E un valore da cui si è distaccato?
“A me è sembrato che per raccontare la dimensione civile ci volesse il romanzo. Come dice Pasolini in Petrolio, la storia italiana è talmente efferata che non la puoi raccontare con il realismo, serve un racconto ‘pazzerello’. Quando faccio film guardo alla Storia e aggiungo un tasso d’invenzione”.

A proposito di Storia e invenzione, in Sicilia sta girando L’abbaglio.
“Parto da un retroscena della vicenda dei Mille poco noto: Garibaldi a Marsala capisce che entrare a Palermo sarà arduo perché la difesa borbonica è imponente. Allora affida al colonnello Vincenzo Giordano una colonna di disgraziati per far credere al battaglione borbonico che si ritirerà all’interno della Sicilia. E così accadde. Dentro questo fatto storico, però, con gli sceneggiatori Chiti e Gaudioso, insinuiamo una trama fantastica che porta il racconto ad una dimensione esemplare. A suo modo è un film pazzerello”.

Il trio Servillo, Ficarra e Picone è confermato in blocco.
“Quando promuovevo La stranezza dicevo che avrei desiderato fare una trilogia con loro. In tre creano l’amalgama che dà il tono a tutto il film: il personaggio di Servillo è drammatico, quelli di Ficarra e Picone sono comici”.

Tornando a Rosi, se fosse vivo oggi, che film girerebbe?
“Mi raccontava di tanti progetti, è stato un titano che non si è mai fermato anche se sentiva il peso di essere inascoltato. Oggi lo avrebbe appassionato il depistaggio della verità sulla morte di Borsellino e Falcone”.

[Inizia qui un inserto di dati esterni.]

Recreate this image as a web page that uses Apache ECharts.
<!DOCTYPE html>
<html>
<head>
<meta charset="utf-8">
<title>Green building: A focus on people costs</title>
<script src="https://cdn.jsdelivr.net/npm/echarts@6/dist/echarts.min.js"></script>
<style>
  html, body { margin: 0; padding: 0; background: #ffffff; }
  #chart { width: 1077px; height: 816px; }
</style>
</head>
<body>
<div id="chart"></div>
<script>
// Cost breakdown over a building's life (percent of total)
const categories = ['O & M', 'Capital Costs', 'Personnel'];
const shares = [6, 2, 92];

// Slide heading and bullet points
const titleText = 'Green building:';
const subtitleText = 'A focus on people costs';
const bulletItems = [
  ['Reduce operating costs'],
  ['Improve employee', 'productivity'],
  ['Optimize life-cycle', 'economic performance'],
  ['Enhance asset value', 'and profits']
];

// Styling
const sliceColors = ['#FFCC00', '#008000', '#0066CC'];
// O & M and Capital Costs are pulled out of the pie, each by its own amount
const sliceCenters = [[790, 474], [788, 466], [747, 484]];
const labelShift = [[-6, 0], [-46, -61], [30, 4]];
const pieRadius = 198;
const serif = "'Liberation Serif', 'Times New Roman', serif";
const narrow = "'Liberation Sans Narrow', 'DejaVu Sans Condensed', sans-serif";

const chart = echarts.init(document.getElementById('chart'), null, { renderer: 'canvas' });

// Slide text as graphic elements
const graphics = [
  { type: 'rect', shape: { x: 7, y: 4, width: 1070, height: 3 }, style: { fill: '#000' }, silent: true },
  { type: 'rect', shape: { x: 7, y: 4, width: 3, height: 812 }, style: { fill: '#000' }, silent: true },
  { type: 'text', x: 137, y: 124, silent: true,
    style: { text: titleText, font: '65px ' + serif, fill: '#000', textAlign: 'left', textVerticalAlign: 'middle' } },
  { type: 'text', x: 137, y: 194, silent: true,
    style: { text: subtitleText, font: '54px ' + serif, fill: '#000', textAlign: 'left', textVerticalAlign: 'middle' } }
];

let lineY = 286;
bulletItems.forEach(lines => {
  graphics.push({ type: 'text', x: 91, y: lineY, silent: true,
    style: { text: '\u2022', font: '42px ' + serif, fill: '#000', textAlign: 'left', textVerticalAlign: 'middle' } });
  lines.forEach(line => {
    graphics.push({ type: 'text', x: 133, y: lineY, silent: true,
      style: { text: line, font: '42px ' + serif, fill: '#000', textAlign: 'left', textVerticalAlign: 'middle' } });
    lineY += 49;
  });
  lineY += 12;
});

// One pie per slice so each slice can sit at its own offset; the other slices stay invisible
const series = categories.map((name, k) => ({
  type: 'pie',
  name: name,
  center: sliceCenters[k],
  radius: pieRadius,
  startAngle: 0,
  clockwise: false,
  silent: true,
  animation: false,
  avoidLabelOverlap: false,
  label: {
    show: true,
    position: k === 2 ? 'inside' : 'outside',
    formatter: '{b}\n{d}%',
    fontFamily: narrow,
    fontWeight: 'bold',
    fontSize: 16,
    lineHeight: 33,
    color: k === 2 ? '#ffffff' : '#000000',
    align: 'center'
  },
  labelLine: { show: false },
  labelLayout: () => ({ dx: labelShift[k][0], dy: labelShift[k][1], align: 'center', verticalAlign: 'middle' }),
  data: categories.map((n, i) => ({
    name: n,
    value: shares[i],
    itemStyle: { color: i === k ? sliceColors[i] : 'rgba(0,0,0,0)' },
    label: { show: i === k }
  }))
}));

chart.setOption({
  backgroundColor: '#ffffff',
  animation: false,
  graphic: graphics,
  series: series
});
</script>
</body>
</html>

Che film di Rosi, invece, vorrebbe girare Andò.
“Vorrei riprendere il progetto su Giulio Cesare, un film sul potere – un mio tema - ricostruendone l’assassinio. L’altro è una storia cui sto già lavorando, legata a un film di Rosi”.

Possiamo saperne di più?
“Per ora non posso rivelare nulla”.

Il tema del Lecco Film Fest quest’anno è la libertà. Qual è la prima immagine di libertà che le sovviene pensando al suo cinema e a quello di Rosi.
“Il cinema di Rosi è la libertà di avere dubbi, di porre domande, di scavare nel passato. Lui voleva farsi testimone della Storia con il cinema con una coerenza straordinaria. La mia è un’idea più variegata, legata alla solitudine e alla fantasia: penso al fratello gemello di Viva la libertà, al monaco de Le confessioni, al personaggio di Servillo in L’abbaglio, tutte solitudini che hanno la capacità di deragliare dall’ordine. Credo in una libertà conquistata non solo con lo scavo ma con l’intelligenza e la fantasia. In La rabbia Pasolini urlava più volte “Viva la libertà!” e poi aggiungeva: ‘è facile dirlo ma bisogna meritarsela’”.

Il metodo Rosi per fare cinema è esemplare e noto: documentarsi, approfondire, scavare oltre le apparenze. Il metodo Andò qual è?
“Rosi credeva nella possibilità di trovare da vicende esemplari della nostra memoria storica il bandolo di una vicenda oscura. Per me per ritrovare il senso di certe vicende c’è bisogno di uno scatto fantastico, di un apporto dell’immaginazione. A proposito, vorrei aggiungere un’altra cosa sulla libertà”.

Prego.
"Quando ho fatto il doc ll cineasta e il labirinto con Rosi, abbiamo fatto un lungo viaggio in Sicilia. Alla fine mi è sembrato evidente che lui fosse un contestatore della morte. Se uno pensa al Sud pensa a una certa irriverenza nei confronti della morte. In Rosi come in Sciascia, invece, c’è l’idea che i morti per ragioni non acclarate come Giuliano continuino a parlarci. Nei suoi film tutto si muove intorno a un morto perché voleva togliere prestigio alla morte. Se i franchisti urlavano ‘viva la muerte!’, Rosi urlava “Viva la libertà!’”.